WEIGHT
OF FLOOD
________
OVER THREE
BILLION POUNDS
OF WATER PASSED HEPPNER
______
Seventy Million Pounds Per Minute
Moving 12 Miles Per Hour – One
Hour and Twenty Minutes From Heppner to Lexington
(from
the East Oregonian, June 30, 1903)
Seventy Million Pounds Per Minute Moving 12 Miles Per Hour - One Hour and Twenty Minutes From Heppner to Lexington (from the East Oregonian, June 30, 1903)
The
brief scientific discussion of the Heppner cloudburst by John T. Whistler,
published in the East Oregonian last week has been the subject of much comment
from the press of the Northwest and from private citizens of Heppner and other
places. Almost every paper of note in Eastern Oregon has reprinted the interview
as it appeared in these columns as it appeared in these columns and has
commented upon it The La Grande Chronicle and Observer, the Baker City Democrat,
the Evening Capital News, the Grant County News, Walla Walla Statesman, The
Dalles Times- Mountaineer and other leading papers have given it space and noted
its extremely conservative estimates of the amount of water which rushed down
the Willow creek valley.
It
seems impossible for the residents of Heppner who witnessed the disaster to
believe that a wall of water only five feet deep outside of the creed bed did
the awful damage that the city suffered. Yet Mr. Whistler's measurements,
surveys and cross sections of the creek and the track of the flood are based on
indisputable scientific processes. The area of the storm and the concentration
of water in the Balm creek canyon can be proven by the traces it left behind.
The amount of water that passed through the town was equal to a volume one foot
deep over 1100 acres. The amounts to 58,872,000 cubic feet or 3,532,320,000
pounds of water. The fall of the creek where the rain concentrated in Balm creek
to the lower end of Heppner is 75 feet to the mile.
Some idea of the awful
pressure exerted against the town by this volume of water moving 12 miles per
hour may be gained from a contemplation of these figures. It was not the depth
of the water the wrought the havoc, it seems but the awful weight of the volume,
and the velocity it had gained by the time it had reached Heppner.
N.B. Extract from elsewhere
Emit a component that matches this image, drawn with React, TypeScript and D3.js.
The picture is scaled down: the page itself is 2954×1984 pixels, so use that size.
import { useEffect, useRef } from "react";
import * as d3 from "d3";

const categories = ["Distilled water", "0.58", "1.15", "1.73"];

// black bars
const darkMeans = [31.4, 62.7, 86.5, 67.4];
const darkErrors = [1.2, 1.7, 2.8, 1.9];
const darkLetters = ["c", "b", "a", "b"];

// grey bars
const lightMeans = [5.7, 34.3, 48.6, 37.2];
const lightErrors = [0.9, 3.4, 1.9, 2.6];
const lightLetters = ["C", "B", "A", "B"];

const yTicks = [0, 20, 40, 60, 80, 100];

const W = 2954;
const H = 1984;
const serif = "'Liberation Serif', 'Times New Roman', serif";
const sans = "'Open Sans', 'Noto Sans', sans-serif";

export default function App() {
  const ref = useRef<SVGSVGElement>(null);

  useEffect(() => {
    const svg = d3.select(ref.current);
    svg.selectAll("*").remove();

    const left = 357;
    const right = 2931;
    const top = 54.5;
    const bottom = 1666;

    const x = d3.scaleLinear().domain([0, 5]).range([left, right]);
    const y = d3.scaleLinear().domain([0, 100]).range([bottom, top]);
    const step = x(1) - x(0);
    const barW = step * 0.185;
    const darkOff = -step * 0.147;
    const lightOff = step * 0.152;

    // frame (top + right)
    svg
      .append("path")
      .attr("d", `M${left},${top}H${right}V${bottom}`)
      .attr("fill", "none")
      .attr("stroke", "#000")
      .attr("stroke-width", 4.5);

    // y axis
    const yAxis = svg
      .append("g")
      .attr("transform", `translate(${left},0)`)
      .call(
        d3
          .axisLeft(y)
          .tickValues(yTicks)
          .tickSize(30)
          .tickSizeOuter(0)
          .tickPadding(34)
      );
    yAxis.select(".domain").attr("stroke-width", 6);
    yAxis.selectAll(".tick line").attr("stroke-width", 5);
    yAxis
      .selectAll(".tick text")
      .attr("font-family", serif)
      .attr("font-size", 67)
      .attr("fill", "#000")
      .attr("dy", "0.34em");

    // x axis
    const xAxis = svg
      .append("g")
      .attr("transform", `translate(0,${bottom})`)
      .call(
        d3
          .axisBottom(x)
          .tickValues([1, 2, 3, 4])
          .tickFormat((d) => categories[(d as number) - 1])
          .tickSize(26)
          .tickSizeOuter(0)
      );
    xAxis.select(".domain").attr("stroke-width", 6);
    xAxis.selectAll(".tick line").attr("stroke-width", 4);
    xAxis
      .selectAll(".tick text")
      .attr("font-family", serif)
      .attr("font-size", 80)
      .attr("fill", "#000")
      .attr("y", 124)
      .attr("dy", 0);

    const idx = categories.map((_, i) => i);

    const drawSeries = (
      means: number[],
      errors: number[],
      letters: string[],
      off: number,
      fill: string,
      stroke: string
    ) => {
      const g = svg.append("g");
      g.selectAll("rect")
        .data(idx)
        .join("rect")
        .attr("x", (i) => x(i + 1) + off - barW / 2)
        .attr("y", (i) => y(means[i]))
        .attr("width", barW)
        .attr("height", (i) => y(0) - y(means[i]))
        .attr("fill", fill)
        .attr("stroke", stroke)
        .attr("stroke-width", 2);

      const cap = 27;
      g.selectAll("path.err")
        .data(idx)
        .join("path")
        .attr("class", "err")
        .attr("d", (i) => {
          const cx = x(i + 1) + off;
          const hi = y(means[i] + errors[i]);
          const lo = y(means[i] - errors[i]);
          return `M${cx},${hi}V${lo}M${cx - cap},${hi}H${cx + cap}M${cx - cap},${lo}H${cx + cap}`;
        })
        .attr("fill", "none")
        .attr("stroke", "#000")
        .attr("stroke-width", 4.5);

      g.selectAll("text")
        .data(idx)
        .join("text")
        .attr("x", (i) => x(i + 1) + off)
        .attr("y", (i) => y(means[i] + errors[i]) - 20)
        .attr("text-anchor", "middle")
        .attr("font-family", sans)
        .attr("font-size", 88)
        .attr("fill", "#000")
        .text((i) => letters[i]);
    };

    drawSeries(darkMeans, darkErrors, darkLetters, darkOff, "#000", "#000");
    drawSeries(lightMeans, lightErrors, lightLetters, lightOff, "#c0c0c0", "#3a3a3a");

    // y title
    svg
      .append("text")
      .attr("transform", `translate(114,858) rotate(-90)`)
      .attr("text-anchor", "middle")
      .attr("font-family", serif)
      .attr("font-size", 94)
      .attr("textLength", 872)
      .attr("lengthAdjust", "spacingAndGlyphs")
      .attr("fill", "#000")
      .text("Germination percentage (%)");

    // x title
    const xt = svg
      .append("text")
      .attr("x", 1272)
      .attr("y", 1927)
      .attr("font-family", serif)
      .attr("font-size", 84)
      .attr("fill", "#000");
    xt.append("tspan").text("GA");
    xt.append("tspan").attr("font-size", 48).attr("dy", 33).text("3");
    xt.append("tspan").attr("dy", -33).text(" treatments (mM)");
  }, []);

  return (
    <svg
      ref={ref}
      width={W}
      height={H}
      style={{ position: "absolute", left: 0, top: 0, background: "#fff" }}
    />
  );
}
The speed of
the flood was impeded by the wreckage gathered upon it at Heppner, and it is
estimated that it required at least one hour and 20 minutes for it to travel
from Heppner to Lexington , owing to the loss of force by the widening of the
valley and the constant damming process of the drift carried on the front of the
flood. At Lexington the amount of water in the volume had been reduced to 800
acre feet from 1100 feet at Heppner. The fall from Heppner to Lexington is 55
feet to the mile and the creek bottom is much wider than above Heppner. Those
who witnessed the flood say the entire volume passed a given point in Heppner in
50 minutes which would mean that over 70,000,000 pounds of water per minute
passed through the town traveling at 12 miles per hour, at that point.